Defining Scotland’s priorities through public participation

September 24, 2015

Share this story

Written by Lauren Pennycook, Policy Officer, Carnegie UK Trust

Back in 2007 the Scottish Government developed a ground-breaking approach to measuring the wellbeing of its people through its National Performance Framework.  And now that the Scottish Parliament has legislated for the Scottish Government to consult the people of Scotland on the national outcomes it seeks to achieve through the Community Empowerment (Scotland) Act, Scotland is among international examples of good practice of wellbeing measurement. But with this opportunity comes the challenge of how the Scottish Government should undertake such an extensive exercise in public engagement and consult citizens from Durness to Dumfries on their priorities for Scotland.

Our international evidence has found that different approaches are taken to measuring the wellbeing of citizens around the world, including how the public were consulted in the development of national outcomes and indicators. For example, to establish the Canadian Index on Wellbeing, the Canadian Policy Research Networks surveyed Canadians about what mattered to them and their families, while in the City of Guelph citizens’ priorities were identified through telephone town hall meetings; a ‘workshop in a box’ tool for community leaders to conduct local conversations; and a Photovoice project, through which residents used photography to research being well in their neighbourhoods.

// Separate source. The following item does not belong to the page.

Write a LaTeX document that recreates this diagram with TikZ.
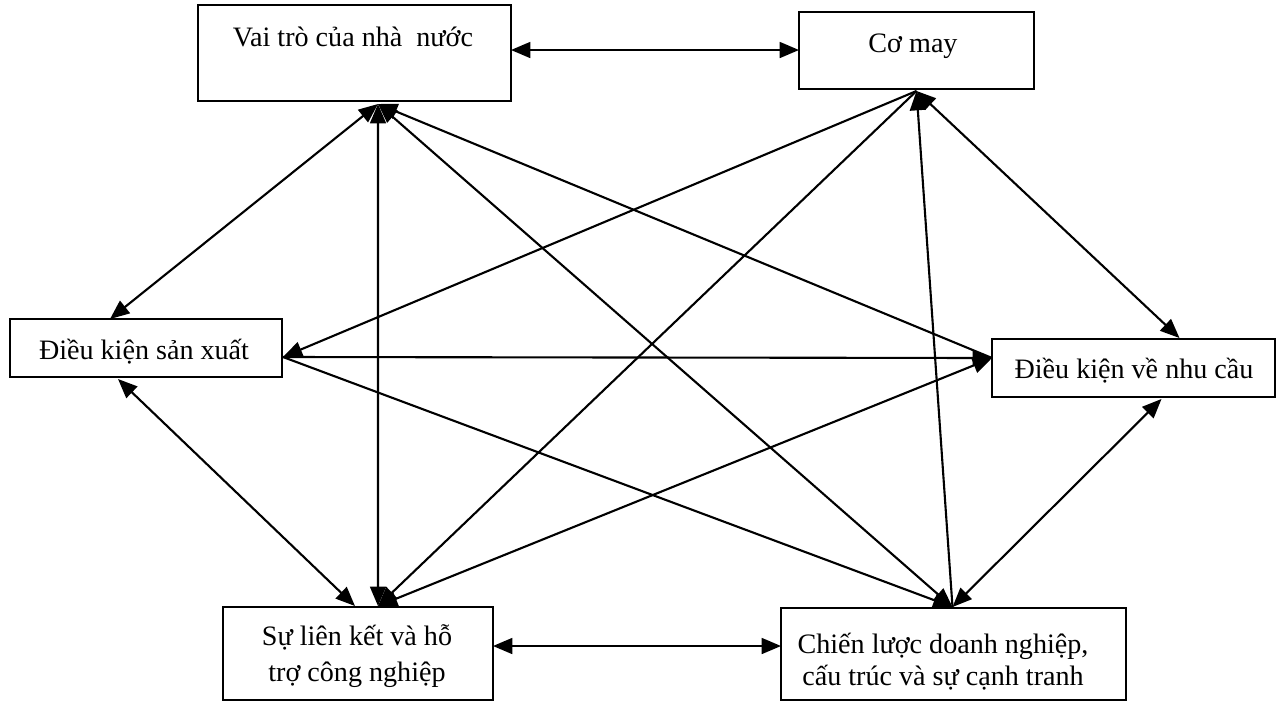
\documentclass[tikz,border=0pt]{standalone}
\usepackage{fontspec}
\setmainfont{Liberation Serif}
\usetikzlibrary{arrows.meta,calc}
\tikzset{
  box/.style={draw=black, line width=1.2pt, rectangle, inner sep=0pt, outer sep=0pt},
  txt/.style={inner sep=0pt, font=\fontsize{16}{19.2}\selectfont},
  conn/.style={line width=1.2pt, draw=black},
  both/.style={conn, {Triangle[length=11pt,width=9pt]}-{Triangle[length=11pt,width=9pt]}},
  tohead/.style={conn, -{Triangle[length=11pt,width=9pt]}}
}
\begin{document}
\begin{tikzpicture}[x=0.02cm, y=-0.02cm]
\useasboundingbox (0,0) rectangle (1285,704);
\fill[white] (0,0) rectangle (1285,704);
% boxes
\node[box, minimum width=6.26cm, minimum height=1.92cm] (vai) at (354.5,53) {};
\node[box, minimum width=4.70cm, minimum height=1.54cm] (co) at (916.5,50.5) {};
\node[box, minimum width=5.44cm, minimum height=1.16cm] (dksx) at (146,348) {};
\node[box, minimum width=5.66cm, minimum height=1.16cm] (dknc) at (1133.5,368) {};
\node[box, minimum width=5.40cm, minimum height=1.86cm] (slk) at (358,653.5) {};
\node[box, minimum width=6.90cm, minimum height=1.84cm] (cl) at (953.5,654) {};
% texts
\node[txt, anchor=base] (tvai) at (353,46.5) {Vai trò của nhà\ \ nước};
\node[txt, anchor=base] (tco) at (913,52) {Cơ may};
\node[txt, anchor=base] (tdksx) at (144,359) {Điều kiện sản xuất};
\node[txt, anchor=base] (tdknc) at (1134,378) {Điều kiện về nhu cầu};
\node[txt, anchor=base] (tslk) at (357,645) {\begin{tabular}[t]{@{}c@{}}Sự liên kết và hỗ\\[1.8pt] trợ công nghiệp\end{tabular}};
\node[txt, anchor=base] (tcl) at (943,653) {\begin{tabular}[t]{@{}c@{}}Chiến lược doanh nghiệp,\\[-0.9pt] cấu trúc và sự cạnh tranh\end{tabular}};
% anchor points
\coordinate (vaiE) at ($(vai.east)+(0,-3)$);
\coordinate (slkE) at ($(slk.east)+(0,-7.5)$);
\coordinate (vaiB) at ($(vai.south)+(23.5,3)$);
\coordinate (dksxT) at ($(dksx.north)+(-36,0)$);
\coordinate (dksxR) at ($(dksx.east)+(1,9)$);
\coordinate (dksxB) at ($(dksx.south)+(-28,2)$);
\coordinate (coB) at ($(co.south)+(0,2)$);
\coordinate (dkncL) at ($(dknc.west)+(0,-10)$);
\coordinate (dkncT) at ($(dknc.north)+(46,-1)$);
\coordinate (dkncB) at ($(dknc.south)+(28,2)$);
\coordinate (slkT1) at ($(slk.north)+(-3,-1)$);
\coordinate (slkT2) at ($(slk.north)+(20,-1)$);
\coordinate (clT) at ($(cl.north)+(-1,-1)$);
% connectors
\draw[both] (vaiE) -- (vaiE -| co.west);
\draw[both] (slkE) -- (slkE -| cl.west);
\draw[both] (vaiB) -- (dksxT);
\draw[both] (vaiB) -- (slkT2);
\draw[both] (vaiB) -- (clT);
\draw[tohead] (dkncL) -- (vaiB);
\draw[tohead] (coB) -- (dksxR);
\draw[tohead] (coB) -- (slkT2);
\draw[tohead] (clT) -- (coB);
\draw[both] (coB) -- (dkncT);
\draw[tohead] (dksxR) -- (dkncL);
\draw[tohead] (dksxR) -- (clT);
\draw[both] (dksxB) -- (slkT1);
\draw[both] (slkT2) -- (dkncL);
\draw[both] (clT) -- (dkncB);
\end{tikzpicture}
\end{document}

Closer to home, the People’s Conversation, a partnership project between The Wheel and the Carnegie UK Trust, has convened a number of Conversation Groups, comprising 12-15 members each from a variety of backgrounds and life experiences, to hold a series of conversations centred around what shapes citizens’ future in Ireland and what citizens expect, and what is expected of them. The recent The Wales We Want, a national conversation on a vision for Wales, engaged the public by signing up a network of Futures Champions to host conversations in existing groups and through events and social media activity. While the Scottish Government’s own Participation Week and the Creating a Fairer Scotland discussions offer valuable learning about what works in engaging the Scottish public.

So with a population of 5.3 million people, and a framework currently made up of 16 national outcomes and 61 indicators to refresh, how might the Scottish Government approach this extensive exercise in public engagement?  As the Trust has repeatedly argued for the importance of public engagement in developing the National Performance Framework as a means and an end to greater wellbeing, we explored how to facilitate community conversations on what is needed to live a good life at an individual, community and national level in Scotland.

We commissioned Blake Stevenson to develop a wellbeing toolkit and to pilot its use with two community groups in Wester Hailes in Edinburgh. The toolkit was made up of four elements – an exploration of wellbeing as a concept; what wellbeing means to participants on a personal level; what wellbeing may mean to others; and what the Scottish Government could do to promote wellbeing at a national level. And after a pilot with just two community groups, valuable insights were already gained into the process of public engagement on wellbeing, and potential gaps in the National Performance Framework.

The concept of ‘wellbeing’ proved to be a valuable catalyst for discussion, with participants quickly grasping the inadequacy of income as a measure of success for them personally, and for their country.  Instead, participants raised the importance of strong personal relationships; civic spirit; good quality local environment; good quality employment; volunteering; good physical and mental health; and safety in the ability to live well. The use of visuals to aid the discussion and the option of completing the exercises online were welcomed by the participants, which will be important learning in how the Scottish Government considers an inclusive approach to its national conversation.

With the implementation of the Community Empowerment Act, likely in 2016, comes an opportunity for the new Scottish Government to prioritise citizen participation. And there is no more important issue to consult on than how the country measures its progress.  Only through meaningful, ambitious and inclusive discussions on the scale of the national conversations seen in the Wales We Want can the Scottish Government develop a framework which reflects the challenges and opportunities faced by individuals and communities, and identify how to achieve the economic, social, environmental and democratic outcomes we all seek.